The sociologists found almost no meaningful differences in responses by gender, education, income, parenthood, or religion. However, they found differences by political orientation, race, and age. Unsurprisingly, self-identified conservatives were less likely to want the government involved than liberals.
Blacks (19%), Asians (23%), and Latinx people (26%) were notably more likely than whites (13%) to believe that the government should pay. For minoritized people, the most common combination of stakeholders was parents and the government, reflecting a belief that a student’s primary responsibility should be to do well in school.
Older respondents were likelier than younger ones to believe that the government did not have primary responsibility. 62% of people 65 and older said that parents are primarily responsible. Quadlin and Powell checked to see whether these older subjects were aware of the current cost of college and found that they were well-aware of the price increases in recent decades. Although younger respondents were much likelier to say that the government should be involved, the sociologists found that this was not because of selfishness.
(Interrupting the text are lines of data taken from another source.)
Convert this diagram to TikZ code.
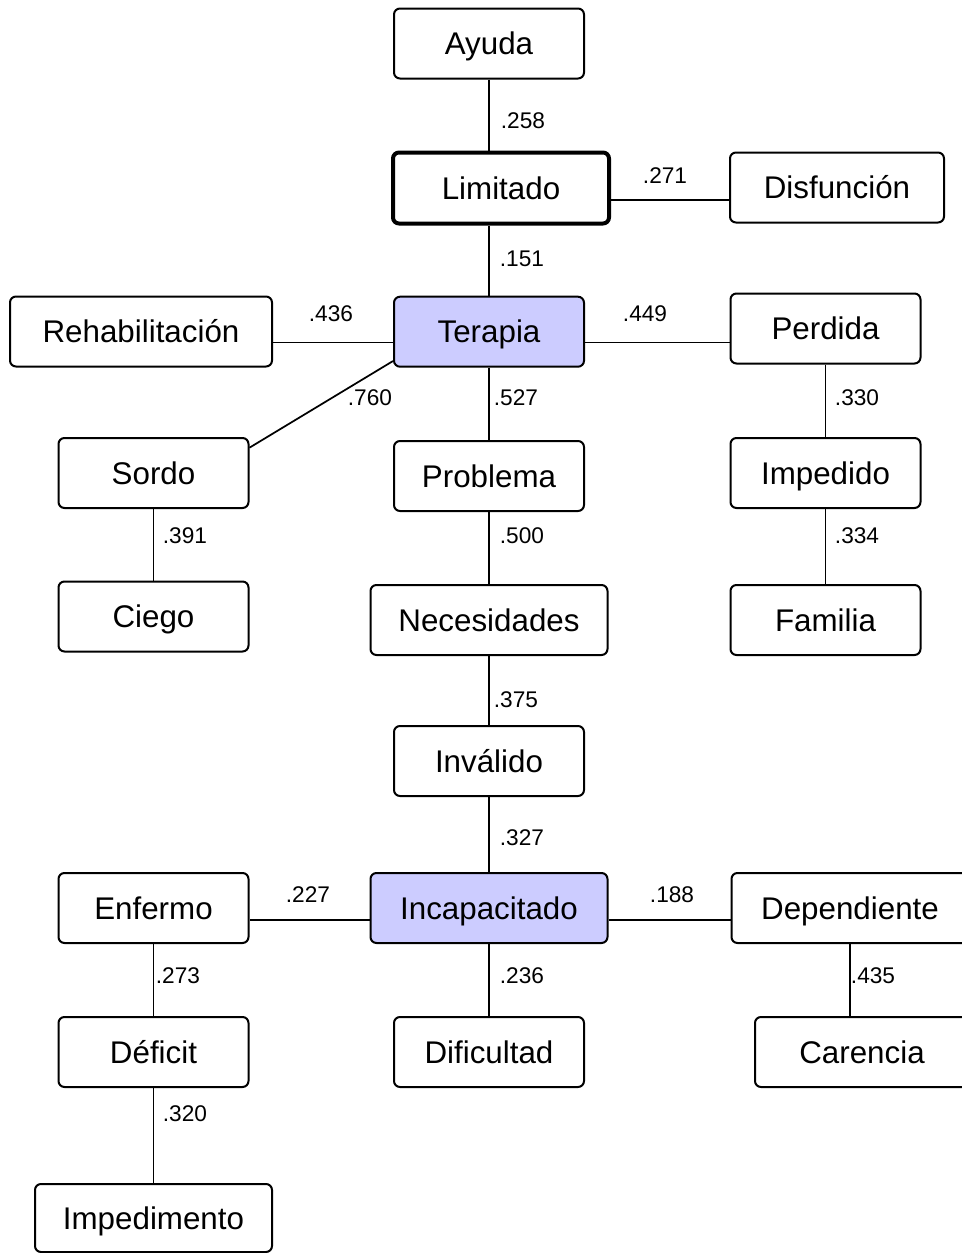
\documentclass[tikz,border=0pt]{standalone}
\usepackage{fontspec}
\setmainfont{Liberation Sans}
\usetikzlibrary{positioning,calc}
\definecolor{hubfill}{HTML}{CCCCFF}

\begin{document}
\begin{tikzpicture}[x=0.75pt,y=-0.75pt,
  term/.style={draw,rounded corners=4.5pt,line width=1.5pt,inner sep=0pt,
    minimum width=142.5pt,minimum height=52.5pt,
    font=\fontsize{23.5}{26}\selectfont,text height=16.8pt,text depth=0pt},
  wide/.style={term,minimum width=177.75pt},
  hub/.style={fill=hubfill},
  weight/.style={inner sep=0pt,font=\fontsize{17}{19}\selectfont,text height=12.2pt,text depth=0pt},
  link/.style={line width=1.3pt}]
\useasboundingbox (0,0) rectangle (961,1253);
% words
\node[term] (ayuda) at (489,43.5) {Ayuda};
\node[term,line width=3pt,minimum width=162pt,minimum height=53.25pt] (limitado) at (501,188) {Limitado};
\node[term,minimum width=160.5pt] (disfuncion) at (837,187.5) {Disfunción};
\node[term,minimum width=196.5pt] (rehab) at (141,331.5) {Rehabilitación};
\node[term,hub] (terapia) at (489,331.7) {Terapia};
\node[term] (perdida) at (825.5,328.5) {Perdida};
\node[term] (sordo) at (153.5,473) {Sordo};
\node[term] (problema) at (489,476) {Problema};
\node[term] (impedido) at (825.5,473) {Impedido};
\node[term] (ciego) at (153.5,616.5) {Ciego};
\node[wide] (necesidades) at (489,620) {Necesidades};
\node[term] (familia) at (825.5,620) {Familia};
\node[term] (invalido) at (489,761) {Inválido};
\node[term] (enfermo) at (153.5,908) {Enfermo};
\node[wide,hub] (incapacitado) at (489,908) {Incapacitado};
\node[wide] (dependiente) at (850,908) {Dependiente};
\node[term] (deficit) at (153.5,1052) {Déficit};
\node[term] (dificultad) at (489,1052) {Dificultad};
\node[term,minimum width=160.5pt] (carencia) at (862,1052) {Carencia};
\node[wide,minimum height=51pt] (impedimento) at (153.5,1218) {Impedimento};
% links
\draw[link] (ayuda.south) -- (ayuda.south |- limitado.north);
\draw[link] (terapia.north) -- (terapia.north |- limitado.south);
\draw[link] ([yshift=-9pt]limitado.east) -- ([yshift=-9pt]limitado.east -| disfuncion.west);
\draw[link] ([yshift=-8pt]terapia.west) -- ([yshift=-8pt]terapia.west -| rehab.east);
\draw[link] ([yshift=-8pt]terapia.east) -- ([yshift=-8pt]terapia.east -| perdida.west);
\draw[link] ([yshift=-8pt]sordo.north east) -- ([yshift=5pt]terapia.south west);
\draw[link] ([yshift=-9pt]incapacitado.west) -- ([yshift=-9pt]incapacitado.west -| enfermo.east);
\draw[link] ([yshift=-9pt]incapacitado.east) -- ([yshift=-9pt]incapacitado.east -| dependiente.west);
\draw[link] (dependiente.south) -- (dependiente.south |- carencia.north);
\path[link]
(terapia) edge (problema)
(problema) edge (necesidades)
(necesidades) edge (invalido)
(invalido) edge (incapacitado)
(incapacitado) edge (dificultad)
(perdida) edge (impedido)
(impedido) edge (familia)
(sordo) edge (ciego)
(enfermo) edge (deficit)
(deficit) edge (impedimento)
;
% weights
\node[weight] (w-ayuda) at (523,120) {.258};
\node[weight] (w-disfuncion) at (665,175) {.271};
\node[weight] (w-limitado) at (522,258) {.151};
\node[weight] (w-rehab) at (331,313) {.436};
\node[weight] (w-perdida) at (645,313) {.449};
\node[weight] (w-sordo) at (370,397) {.760};
\node[weight] (w-problema) at (516,397) {.527};
\node[weight] (w-impedido) at (857,397) {.330};
\node[weight] (w-ciego) at (185,535) {.391};
\node[weight] (w-necesidades) at (522,535) {.500};
\node[weight] (w-familia) at (857,535) {.334};
\node[weight] (w-invalido) at (516,699) {.375};
\node[weight] (w-incapacitado) at (522,837) {.327};
\node[weight] (w-enfermo) at (308,894) {.227};
\node[weight] (w-dependiente) at (672,894) {.188};
\node[weight] (w-deficit) at (178,975) {.273};
\node[weight] (w-dificultad) at (522,975) {.236};
\node[weight] (w-carencia) at (873,975) {.435};
\node[weight] (w-impedimento) at (185,1113) {.320};
\end{tikzpicture}
\end{document}
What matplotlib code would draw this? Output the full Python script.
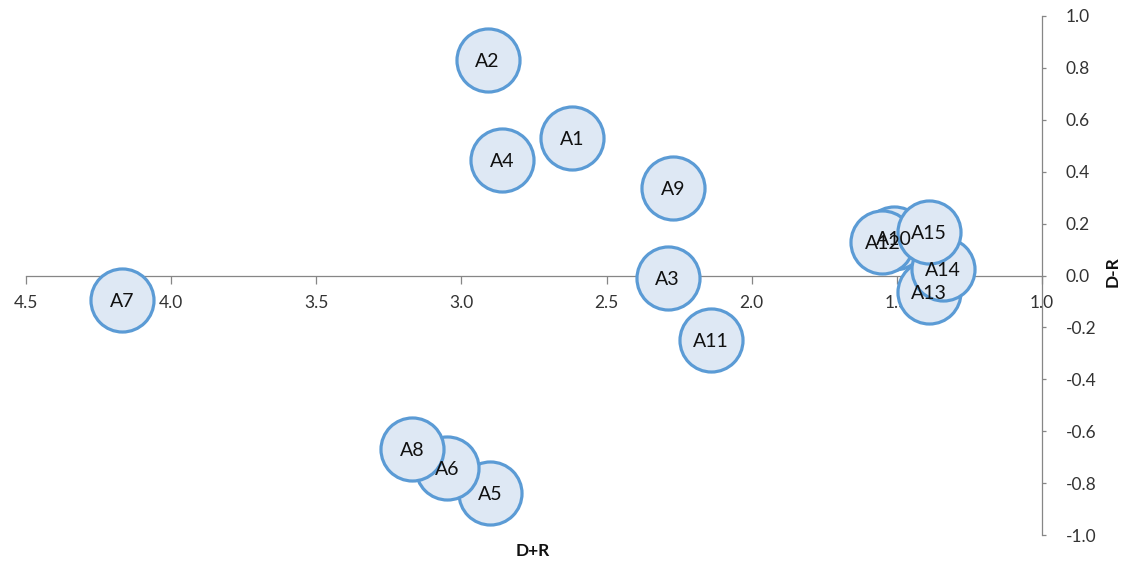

And 18-29 year-olds were actually more likely to say that students were responsible than respondents over 65.
Quadlin and Powell also asked whether tuition for students at public colleges should be free. An overwhelming majority said yes, although many suggested that only students below certain income levels should qualify. They also found that many Americans believe in some amount of student loan forgiveness, with $10,000 being the most common amount—just what President Joe Biden has proposed. However, they also believe that this forgiveness was just a band-aid on a broken system, that deeper reforms are needed to tackle the college affordability crisis.
The rapid shift in public opinion that Quadlin and Powell have documented may reflect current events, but it also may drive them.
“Public opinion is often a leading indicator of public policy,” said Quadlin.
Powell cited the legalization of same-sex marriage and marijuana as examples. He believes that the results that he and Quadlin have found may mean that the landscape of higher education finance is soon to shift.
“[It] positions us to see some real changes,” he said.